What the exercise asks → Extract the lines from the start through the line that holds "from matplotlib.patches import Polygon", both included, omitting all images.

Data extract →
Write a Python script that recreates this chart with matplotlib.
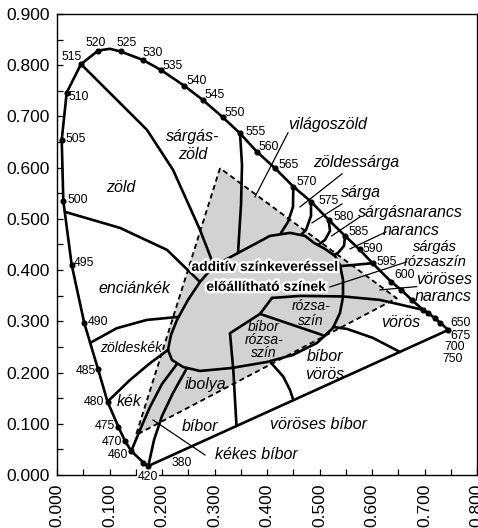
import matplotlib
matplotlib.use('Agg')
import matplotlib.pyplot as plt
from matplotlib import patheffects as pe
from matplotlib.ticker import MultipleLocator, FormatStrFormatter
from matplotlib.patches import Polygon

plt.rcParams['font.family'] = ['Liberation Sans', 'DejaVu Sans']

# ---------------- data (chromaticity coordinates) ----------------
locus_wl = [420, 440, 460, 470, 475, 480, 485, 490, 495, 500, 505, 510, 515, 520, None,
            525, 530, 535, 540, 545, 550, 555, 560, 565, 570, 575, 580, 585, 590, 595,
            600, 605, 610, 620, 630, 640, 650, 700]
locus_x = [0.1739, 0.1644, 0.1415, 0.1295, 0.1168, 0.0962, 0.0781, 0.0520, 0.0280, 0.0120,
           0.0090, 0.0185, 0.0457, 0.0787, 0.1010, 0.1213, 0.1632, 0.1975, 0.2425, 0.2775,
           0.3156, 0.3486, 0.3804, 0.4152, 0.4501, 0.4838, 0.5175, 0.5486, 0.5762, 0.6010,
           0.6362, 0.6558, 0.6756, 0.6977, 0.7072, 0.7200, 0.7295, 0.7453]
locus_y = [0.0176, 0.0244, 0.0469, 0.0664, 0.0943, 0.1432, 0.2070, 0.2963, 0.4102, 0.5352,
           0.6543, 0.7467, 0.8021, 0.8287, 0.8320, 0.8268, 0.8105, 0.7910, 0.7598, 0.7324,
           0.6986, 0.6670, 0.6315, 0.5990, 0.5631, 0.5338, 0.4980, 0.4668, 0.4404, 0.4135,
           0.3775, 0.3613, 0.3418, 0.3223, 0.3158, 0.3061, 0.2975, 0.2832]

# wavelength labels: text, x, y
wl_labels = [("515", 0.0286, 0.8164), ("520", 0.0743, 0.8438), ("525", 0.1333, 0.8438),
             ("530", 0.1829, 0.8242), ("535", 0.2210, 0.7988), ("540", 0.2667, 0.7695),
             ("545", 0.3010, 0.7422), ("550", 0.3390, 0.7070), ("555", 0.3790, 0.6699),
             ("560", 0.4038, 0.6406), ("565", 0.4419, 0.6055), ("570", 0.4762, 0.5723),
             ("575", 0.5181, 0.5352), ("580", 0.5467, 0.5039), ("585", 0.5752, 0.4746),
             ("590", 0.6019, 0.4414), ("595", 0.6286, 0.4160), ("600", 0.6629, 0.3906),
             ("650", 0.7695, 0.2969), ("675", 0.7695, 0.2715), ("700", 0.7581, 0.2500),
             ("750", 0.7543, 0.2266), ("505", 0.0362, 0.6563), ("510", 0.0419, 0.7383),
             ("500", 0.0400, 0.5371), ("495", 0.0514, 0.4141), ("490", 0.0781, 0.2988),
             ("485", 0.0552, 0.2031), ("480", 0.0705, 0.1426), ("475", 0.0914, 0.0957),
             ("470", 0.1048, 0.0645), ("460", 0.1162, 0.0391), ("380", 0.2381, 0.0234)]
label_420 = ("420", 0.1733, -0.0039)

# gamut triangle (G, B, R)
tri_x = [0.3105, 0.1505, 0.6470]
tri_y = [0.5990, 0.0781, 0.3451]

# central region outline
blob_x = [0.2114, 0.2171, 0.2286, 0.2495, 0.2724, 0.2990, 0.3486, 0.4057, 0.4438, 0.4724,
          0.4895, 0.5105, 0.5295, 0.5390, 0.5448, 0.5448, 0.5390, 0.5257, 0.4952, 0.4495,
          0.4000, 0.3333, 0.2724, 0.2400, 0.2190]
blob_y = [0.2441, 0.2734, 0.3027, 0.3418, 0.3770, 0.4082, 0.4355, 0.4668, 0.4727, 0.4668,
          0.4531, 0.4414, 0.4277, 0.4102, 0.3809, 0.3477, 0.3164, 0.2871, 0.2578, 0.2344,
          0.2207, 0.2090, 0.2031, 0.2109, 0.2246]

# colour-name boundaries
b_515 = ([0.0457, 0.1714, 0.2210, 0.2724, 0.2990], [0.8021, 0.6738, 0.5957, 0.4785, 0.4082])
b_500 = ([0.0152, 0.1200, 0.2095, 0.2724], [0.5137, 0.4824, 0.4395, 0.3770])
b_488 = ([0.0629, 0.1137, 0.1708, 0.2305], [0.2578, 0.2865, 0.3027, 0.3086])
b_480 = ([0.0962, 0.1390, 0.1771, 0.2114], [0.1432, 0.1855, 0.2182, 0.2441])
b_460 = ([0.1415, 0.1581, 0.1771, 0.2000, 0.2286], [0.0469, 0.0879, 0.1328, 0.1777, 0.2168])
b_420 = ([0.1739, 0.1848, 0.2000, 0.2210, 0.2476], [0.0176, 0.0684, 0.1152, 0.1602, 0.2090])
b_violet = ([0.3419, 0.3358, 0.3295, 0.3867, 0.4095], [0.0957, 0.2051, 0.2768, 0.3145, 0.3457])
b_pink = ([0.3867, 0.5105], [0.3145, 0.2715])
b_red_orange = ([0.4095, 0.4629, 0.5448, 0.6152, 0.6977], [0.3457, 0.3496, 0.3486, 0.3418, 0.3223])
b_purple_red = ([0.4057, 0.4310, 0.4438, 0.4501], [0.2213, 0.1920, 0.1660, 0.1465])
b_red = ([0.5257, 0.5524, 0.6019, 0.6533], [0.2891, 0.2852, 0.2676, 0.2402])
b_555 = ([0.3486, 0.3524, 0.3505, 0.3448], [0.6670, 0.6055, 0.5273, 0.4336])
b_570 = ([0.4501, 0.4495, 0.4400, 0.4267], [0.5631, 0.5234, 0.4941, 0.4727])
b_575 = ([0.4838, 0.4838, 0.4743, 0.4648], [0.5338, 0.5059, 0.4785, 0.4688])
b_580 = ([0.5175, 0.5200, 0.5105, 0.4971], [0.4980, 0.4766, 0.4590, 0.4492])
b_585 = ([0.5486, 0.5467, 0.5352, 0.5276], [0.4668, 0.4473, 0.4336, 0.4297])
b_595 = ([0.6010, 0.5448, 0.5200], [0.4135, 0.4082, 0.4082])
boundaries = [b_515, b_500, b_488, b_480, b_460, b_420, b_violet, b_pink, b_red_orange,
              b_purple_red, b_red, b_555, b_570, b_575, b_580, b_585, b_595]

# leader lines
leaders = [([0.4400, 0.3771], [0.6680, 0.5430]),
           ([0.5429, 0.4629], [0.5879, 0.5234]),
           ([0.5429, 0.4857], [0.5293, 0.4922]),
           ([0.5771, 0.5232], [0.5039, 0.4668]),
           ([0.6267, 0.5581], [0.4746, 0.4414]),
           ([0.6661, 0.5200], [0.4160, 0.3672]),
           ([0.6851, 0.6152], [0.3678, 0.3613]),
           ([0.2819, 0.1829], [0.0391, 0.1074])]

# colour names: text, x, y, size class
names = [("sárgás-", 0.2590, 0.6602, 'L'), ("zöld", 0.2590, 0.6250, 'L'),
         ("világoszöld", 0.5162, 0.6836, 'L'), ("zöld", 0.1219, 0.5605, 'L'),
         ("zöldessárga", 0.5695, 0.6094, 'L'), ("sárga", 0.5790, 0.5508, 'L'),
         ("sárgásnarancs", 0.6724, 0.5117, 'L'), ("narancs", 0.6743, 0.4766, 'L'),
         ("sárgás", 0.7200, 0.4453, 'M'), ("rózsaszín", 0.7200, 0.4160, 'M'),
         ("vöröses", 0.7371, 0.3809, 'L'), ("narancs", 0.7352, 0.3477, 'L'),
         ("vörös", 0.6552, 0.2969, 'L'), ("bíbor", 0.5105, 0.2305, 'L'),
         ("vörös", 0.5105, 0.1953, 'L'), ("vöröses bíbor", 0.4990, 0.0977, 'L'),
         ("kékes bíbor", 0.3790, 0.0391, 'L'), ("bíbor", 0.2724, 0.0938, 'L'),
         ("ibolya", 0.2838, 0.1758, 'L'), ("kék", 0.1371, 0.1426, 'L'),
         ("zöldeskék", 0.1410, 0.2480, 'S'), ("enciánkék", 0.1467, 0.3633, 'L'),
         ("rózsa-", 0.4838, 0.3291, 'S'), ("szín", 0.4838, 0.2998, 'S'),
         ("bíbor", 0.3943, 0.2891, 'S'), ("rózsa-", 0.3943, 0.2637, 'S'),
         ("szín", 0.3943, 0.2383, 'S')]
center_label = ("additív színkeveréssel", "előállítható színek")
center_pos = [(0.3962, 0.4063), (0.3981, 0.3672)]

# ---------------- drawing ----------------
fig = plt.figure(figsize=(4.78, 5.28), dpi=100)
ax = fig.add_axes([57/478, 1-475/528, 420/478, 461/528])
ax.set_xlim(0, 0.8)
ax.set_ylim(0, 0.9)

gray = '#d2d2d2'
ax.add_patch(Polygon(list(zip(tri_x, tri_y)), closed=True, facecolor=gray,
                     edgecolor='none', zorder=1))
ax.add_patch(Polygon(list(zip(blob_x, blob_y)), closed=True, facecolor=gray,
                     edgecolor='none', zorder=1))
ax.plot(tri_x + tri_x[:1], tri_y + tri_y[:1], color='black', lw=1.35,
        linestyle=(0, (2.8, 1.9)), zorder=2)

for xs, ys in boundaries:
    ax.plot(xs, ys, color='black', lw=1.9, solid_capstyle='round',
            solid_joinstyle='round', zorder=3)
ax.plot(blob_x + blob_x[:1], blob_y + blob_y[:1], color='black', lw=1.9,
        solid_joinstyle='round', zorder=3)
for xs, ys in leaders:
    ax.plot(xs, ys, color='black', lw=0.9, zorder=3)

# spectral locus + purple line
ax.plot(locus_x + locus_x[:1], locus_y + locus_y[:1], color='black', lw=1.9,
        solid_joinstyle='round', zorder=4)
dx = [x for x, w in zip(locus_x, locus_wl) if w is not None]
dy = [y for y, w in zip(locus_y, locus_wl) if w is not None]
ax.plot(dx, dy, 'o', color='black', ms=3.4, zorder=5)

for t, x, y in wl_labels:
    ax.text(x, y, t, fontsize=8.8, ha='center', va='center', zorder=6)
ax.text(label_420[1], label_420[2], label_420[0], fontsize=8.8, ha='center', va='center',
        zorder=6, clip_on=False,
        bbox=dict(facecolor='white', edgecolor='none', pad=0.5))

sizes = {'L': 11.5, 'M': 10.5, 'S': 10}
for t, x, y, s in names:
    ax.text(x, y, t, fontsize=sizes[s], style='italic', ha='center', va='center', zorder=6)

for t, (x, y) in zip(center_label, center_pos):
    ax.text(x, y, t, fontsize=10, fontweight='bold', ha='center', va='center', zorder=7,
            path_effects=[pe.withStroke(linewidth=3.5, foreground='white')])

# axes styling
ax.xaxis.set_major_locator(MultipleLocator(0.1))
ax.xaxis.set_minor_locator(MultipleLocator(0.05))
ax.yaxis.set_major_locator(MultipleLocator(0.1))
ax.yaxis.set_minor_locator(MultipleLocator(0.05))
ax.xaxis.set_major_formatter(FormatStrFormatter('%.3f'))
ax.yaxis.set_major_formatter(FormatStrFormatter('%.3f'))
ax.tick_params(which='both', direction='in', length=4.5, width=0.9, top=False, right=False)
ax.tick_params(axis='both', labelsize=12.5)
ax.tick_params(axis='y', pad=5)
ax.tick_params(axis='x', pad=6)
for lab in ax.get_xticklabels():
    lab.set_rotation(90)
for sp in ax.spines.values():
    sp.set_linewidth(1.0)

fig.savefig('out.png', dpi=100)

Full answer →
Write a Python script that recreates this chart with matplotlib.
import matplotlib
matplotlib.use('Agg')
import matplotlib.pyplot as plt
from matplotlib import patheffects as pe
from matplotlib.ticker import MultipleLocator, FormatStrFormatter
from matplotlib.patches import Polygon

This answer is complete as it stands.